With your debugging skills established, you're ready to tackle more complex C++ topics with confidence. In the next chapter, you'll learn about fundamental data types, which will expand your understanding of how C++ handles different kinds of data.

Key skills you've developed:

• Systematic problem-solving approach
• Proficiency with integrated debugger tools
• Preventive programming techniques
• Code analysis and review skills
• Testing strategies for catching bugs early

These debugging skills will serve you well throughout your programming journey, making you more effective at finding and fixing issues in increasingly complex programs.

Practice recommendations

To solidify your debugging skills:

1. Practice with broken code: Intentionally introduce bugs into working programs and practice finding them
2. Use different IDEs: Try debugging in various development environments
3. Debug others' code: Volunteer to help debug code from online forums or open source projects
4. Build debugging habits: Always compile with warnings enabled, write tests, and use assertions
5. Learn your tools: Explore advanced features of your preferred debugger

Remember: debugging is a skill that improves with practice.

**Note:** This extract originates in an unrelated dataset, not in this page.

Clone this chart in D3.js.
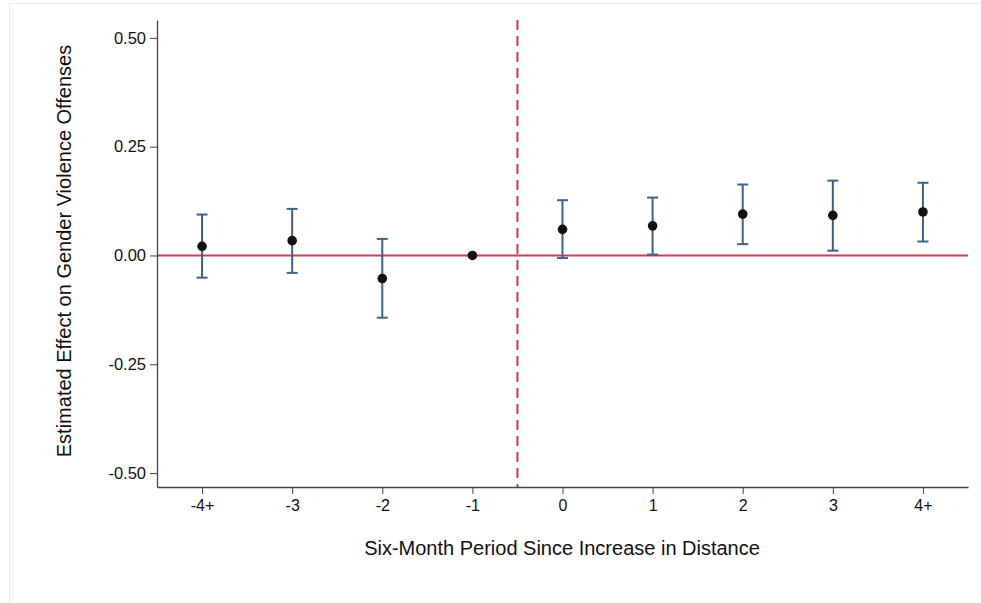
<!DOCTYPE html>
<html>
<head>
<meta charset="utf-8">
<script src="https://cdn.jsdelivr.net/npm/d3@7"></script>
<style>
  body { margin: 0; background: #fff; }
  svg { display: block; font-family: "Liberation Sans", Arial, Helvetica, sans-serif; }
</style>
</head>
<body>
<div id="chart"></div>
<script>
// data
var periods = ['-4+', '-3', '-2', '-1', '0', '1', '2', '3', '4+']
var estimates = [0.021, 0.034, -0.053, 0.0, 0.060, 0.068, 0.095, 0.092, 0.100]
var ciLower = [-0.051, -0.040, -0.143, null, -0.006, 0.002, 0.026, 0.011, 0.032]
var ciUpper = [0.094, 0.107, 0.038, null, 0.127, 0.133, 0.163, 0.172, 0.167]
var yTicks = [-0.5, -0.25, 0, 0.25, 0.5]

var W = 981, H = 603
var margin = { top: 20, right: 13, bottom: 116, left: 157 }
var width = W - margin.left - margin.right
var height = H - margin.top - margin.bottom

var red = '#d3395a'
var blue = '#3a6389'

var root = d3.select('#chart')
  .append('svg')
  .attr('width', W)
  .attr('height', H)

// faint frame of the exported figure
root.append('rect')
  .attr('x', 9.5).attr('y', 3.5)
  .attr('width', W).attr('height', H)
  .attr('fill', 'none')
  .attr('stroke', '#ececec')

var svg = root.append('g')
  .attr('transform', 'translate(' + margin.left + ',' + margin.top + ')')

var data = periods.map(function (p, i) {
  return { label: p, i: i, est: estimates[i], lo: ciLower[i], hi: ciUpper[i] }
})

var x = d3.scaleLinear()
  .domain([-0.5, periods.length - 0.5])
  .range([0, width])

var y = d3.scaleLinear()
  .domain([-0.532, 0.541])
  .range([height, 0])

// zero reference line
svg.append('line')
  .attr('x1', 0).attr('x2', width)
  .attr('y1', y(0)).attr('y2', y(0))
  .attr('stroke', red)
  .attr('stroke-width', 2)

// treatment line between -1 and 0
svg.append('line')
  .attr('x1', x(3.5)).attr('x2', x(3.5))
  .attr('y1', 0).attr('y2', height)
  .attr('stroke', red)
  .attr('stroke-width', 2)
  .attr('stroke-dasharray', '10,6')

// error bars
var ci = data.filter(function (d) { return d.lo !== null })
var bars = svg.append('g')
  .attr('stroke', blue)
  .attr('stroke-width', 2)
  .attr('fill', 'none')

bars.selectAll('.stem')
  .data(ci)
  .enter()
  .append('line')
  .attr('x1', function (d) { return x(d.i) })
  .attr('x2', function (d) { return x(d.i) })
  .attr('y1', function (d) { return y(d.lo) })
  .attr('y2', function (d) { return y(d.hi) })

bars.selectAll('.capTop')
  .data(ci)
  .enter()
  .append('line')
  .attr('x1', function (d) { return x(d.i) - 5.5 })
  .attr('x2', function (d) { return x(d.i) + 5.5 })
  .attr('y1', function (d) { return y(d.hi) })
  .attr('y2', function (d) { return y(d.hi) })

bars.selectAll('.capBottom')
  .data(ci)
  .enter()
  .append('line')
  .attr('x1', function (d) { return x(d.i) - 5.5 })
  .attr('x2', function (d) { return x(d.i) + 5.5 })
  .attr('y1', function (d) { return y(d.lo) })
  .attr('y2', function (d) { return y(d.lo) })

// point estimates
svg.selectAll('.pt')
  .data(data)
  .enter()
  .append('circle')
  .attr('cx', function (d) { return x(d.i) })
  .attr('cy', function (d) { return y(d.est) })
  .attr('r', 4.8)
  .attr('fill', '#111')

// axes
var fmt = d3.format('.2f')
var yAxis = svg.append('g')
  .call(d3.axisLeft(y).tickValues(yTicks)
    .tickFormat(function (v) { return fmt(v).replace('\u2212', '-') })
    .tickSize(7).tickSizeOuter(0))
yAxis.select('.domain').attr('stroke', '#444').attr('stroke-width', 1.3)
yAxis.selectAll('.tick line').attr('stroke', '#444')
yAxis.selectAll('.tick text').attr('font-size', 16.5).attr('fill', '#111').attr('x', -11)

var xAxis = svg.append('g')
  .attr('transform', 'translate(0,' + height + ')')
  .call(d3.axisBottom(x).tickValues(d3.range(periods.length)).tickFormat(function (i) { return periods[i] }).tickSize(7).tickSizeOuter(0))
xAxis.select('.domain').attr('stroke', '#444').attr('stroke-width', 1.3)
xAxis.selectAll('.tick line').attr('stroke', '#444')
xAxis.selectAll('.tick text').attr('font-size', 16).attr('fill', '#111').attr('y', 13)

// axis titles
svg.append('text')
  .attr('x', 562 - margin.left)
  .attr('y', height + 68)
  .attr('text-anchor', 'middle')
  .attr('font-size', 20)
  .attr('fill', '#111')
  .text('Six-Month Period Since Increase in Distance')

svg.append('text')
  .attr('transform', 'translate(' + (-86) + ',' + (251 - margin.top) + ') rotate(-90)')
  .attr('text-anchor', 'middle')
  .attr('font-size', 20)
  .attr('fill', '#111')
  .text('Estimated Effect on Gender Violence Offenses')
</script>
</body>
</html>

The more you debug, the faster you'll become at recognizing patterns and identifying root causes.

Final thoughts

Debugging is both an art and a science. While the tools and techniques in this chapter provide the scientific framework, developing debugging intuition comes with experience. Every bug you encounter and solve makes you a better programmer.

The most important lesson from this chapter is to approach debugging systematically rather than randomly. By following consistent processes and using the right tools for each situation, you'll spend less time hunting bugs and more time building great software.

Good luck with your continued C++ journey!